Hakuho and Terunofuji pull ahead, Kotonowaka and Ichiyamoto behind by two
Hakuho extended his spotless score-line to 9:0 on Day 9, claiming a comfortable victory over Maegashira #4 Chiyotairyu with a yorikiri (frontal force out) winning technique. While a successful bout for the Yokozuna against the struggling Chiyotairyu was to be expected (the Maegashira falling to a 2:7 record after the loss), the relative ease with which Hakuho has defeated his opponents throughout the event so far is surprising given that its his first basho back in the ring . The yūshō favourite, Hakuho, appears to be eying up his 45th career title, then, but he still has work to do; the Yokozuna will face Maegashira #5 Okinoumi, who holds a respectable 5:4 record after a loss to Ozeki Terunofuji on Day 9.
Despite the seemingly unfaltering prowess of Hakuho, four-time Makuuchi Division
champion Terunofuji continues to impress and matches his Yokozuna rival’s spectacular score of 9:0. Like Hakuho, Terunofuji is still yet to face a rival from the Sekiwake and Ozeki ranks and so he will have to keep his guard-up as he enters the final stages of the tournament. Having passed the half-way mark, it remains to be seen whether Terunofuji is able to claim the Emperor’s Cup and overcome the legendary Hakuho, thus furthering his basho success to three Division titles in a row.
While Hakuho and Terunofuji’s Ozeki, Sekiwake and Komusubi counterparts have struggled to keep up with their breathtaking efforts, two unlikely Maegashira competitors, Kotonowaka (Maegashira #11) and Ichiyamamoto (Maegashira #17) have shown that high rankings are not everything when it comes to predicting Sumo results. The two have already exceeded expectations, ending Day 9 with strong 7:2 scores.
After just nine days of fighting, Kotonowaka has already equalled his 7-8 result from the
May basho. Unable to achieve kachikoshi two months prior, Kotonowaka now looks set to
surpass the all-important 8-win milestone that aids promotion. In fact, Kotonowaka would
have already attained kachikoshi, if not for the mono-ii reversal in his bout versus Chiyonoo
on Day 8, seeing his rival Maegashira fighter take the win. Catching up to Hakuho and
Terunofuji, though, will be no easy feat, especially if Kotonowaka wishes to challenge the
pack leaders for the yūshō ; having already suffered two defeats, it seems unlikely
Kotonowaka can successfully threaten the leading Yokozuna and Ozeki fighters. That being
said, all things are possible; this is Sumo!

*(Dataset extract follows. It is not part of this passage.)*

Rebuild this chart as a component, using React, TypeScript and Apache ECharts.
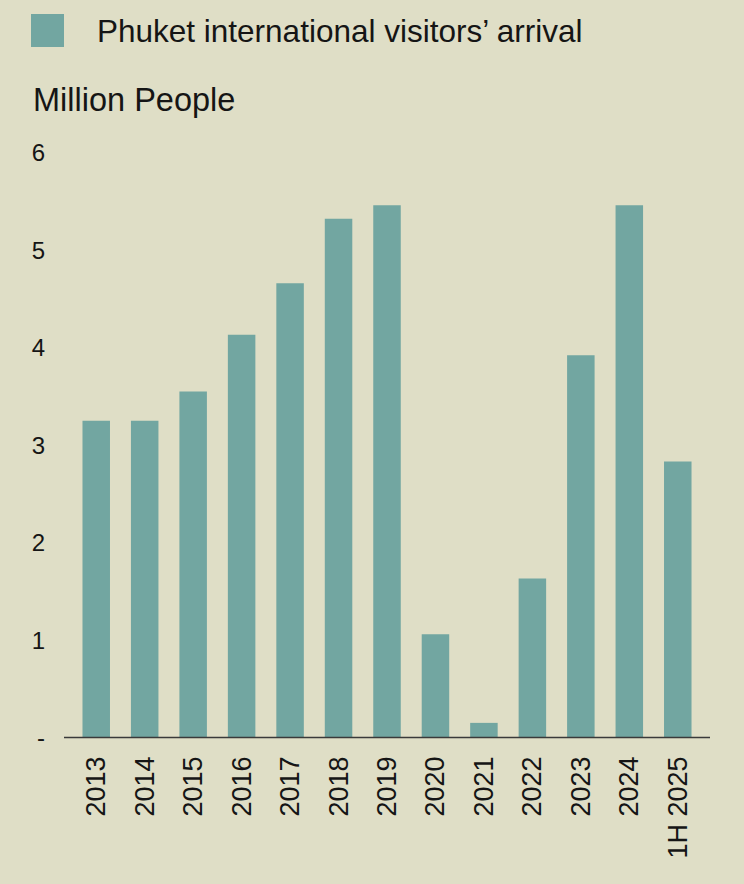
import React, { useEffect, useRef } from "react";
import * as echarts from "echarts";

// Phuket international visitor arrivals, million people
const years = ["2013", "2014", "2015", "2016", "2017", "2018", "2019", "2020", "2021", "2022", "2023", "2024", "1H 2025"];
const arrivals = [3.25, 3.25, 3.55, 4.13, 4.66, 5.32, 5.46, 1.06, 0.15, 1.63, 3.92, 5.46, 2.83];
const yTicks = [0, 1, 2, 3, 4, 5, 6];

const seriesName = "Phuket international visitors’ arrival";
const BG = "#dfdec6";
const BAR = "#72a6a1";
const INK = "#151515";
const FONT = "'Liberation Sans', Arial, sans-serif";

export default function App() {
  const ref = useRef<HTMLDivElement>(null);

  useEffect(() => {
    if (!ref.current) return;
    const chart = echarts.init(ref.current, undefined, { renderer: "svg" });
    const gridTop = 152.5;
    const gridBottom = 146.5;
    chart.setOption({
      animation: false,
      backgroundColor: BG,
      textStyle: { fontFamily: FONT, color: INK },
      title: {
        text: "Million People",
        left: 28,
        top: 78,
        textStyle: { fontFamily: FONT, fontSize: 32.5, fontWeight: "normal", color: INK },
      },
      legend: {
        left: 31,
        top: 14,
        padding: 0,
        itemWidth: 33,
        itemHeight: 33,
        icon: "rect",
        data: [seriesName],
        textStyle: {
          fontFamily: FONT,
          fontSize: 31.5,
          color: INK,
          padding: [0, 0, 0, 28],
        },
      },
      grid: { left: 72, right: 42, top: gridTop, bottom: gridBottom, containLabel: false },
      xAxis: {
        type: "category",
        data: years,
        axisLine: { show: false },
        axisTick: { show: false },
        axisLabel: {
          rotate: 90,
          margin: 19,
          fontSize: 27,
          color: INK,
          fontFamily: FONT,
          interval: 0,
        },
      },
      yAxis: {
        type: "value",
        min: yTicks[0],
        max: yTicks[yTicks.length - 1],
        interval: 1,
        axisLine: { show: false },
        axisTick: { show: false },
        splitLine: { show: false },
        axisLabel: {
          margin: 27,
          fontSize: 24,
          color: INK,
          fontFamily: FONT,
          formatter: (v: number) => (v === 0 ? "-" : String(v)),
        },
      },
      graphic: [
        {
          type: "line",
          shape: { x1: 64, y1: 884 - gridBottom, x2: 710, y2: 884 - gridBottom },
          style: { stroke: "#3a3a3a", lineWidth: 1.5 },
          z: 10,
        },
      ],
      series: [
        {
          name: seriesName,
          type: "bar",
          data: arrivals,
          barWidth: 27.5,
          itemStyle: { color: BAR },
        },
      ],
    });
    return () => chart.dispose();
  }, []);

  return (
    <div
      ref={ref}
      style={{ position: "fixed", left: 0, top: 0, width: 744, height: 884 }}
    />
  );
}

Facing off with Kotonowaka on Day 9 is Ichiyamamoto. Currently equalling Kotonowaka whilst also being the lowest ranked wrestler in Makuuchi (Maegashira #17), Ichiyamamoto is currently making his debut in the highest division of Sumo and has astounded us with his spectacular beginning to the basho. Out of his seven victories, Ichiyamamoto’s biggest upset has been in overcoming Maegashira #11 Kaisei, however, Ichyamamoto has found additional successes over Chiyomaru (Maegashira #13), Daiamami (Maegashira #14) and Tokushoryu (Maegashira #15). Can Ichiyamamoto defeat yet another Maegashira #11 wrestler? Bring on Day 10!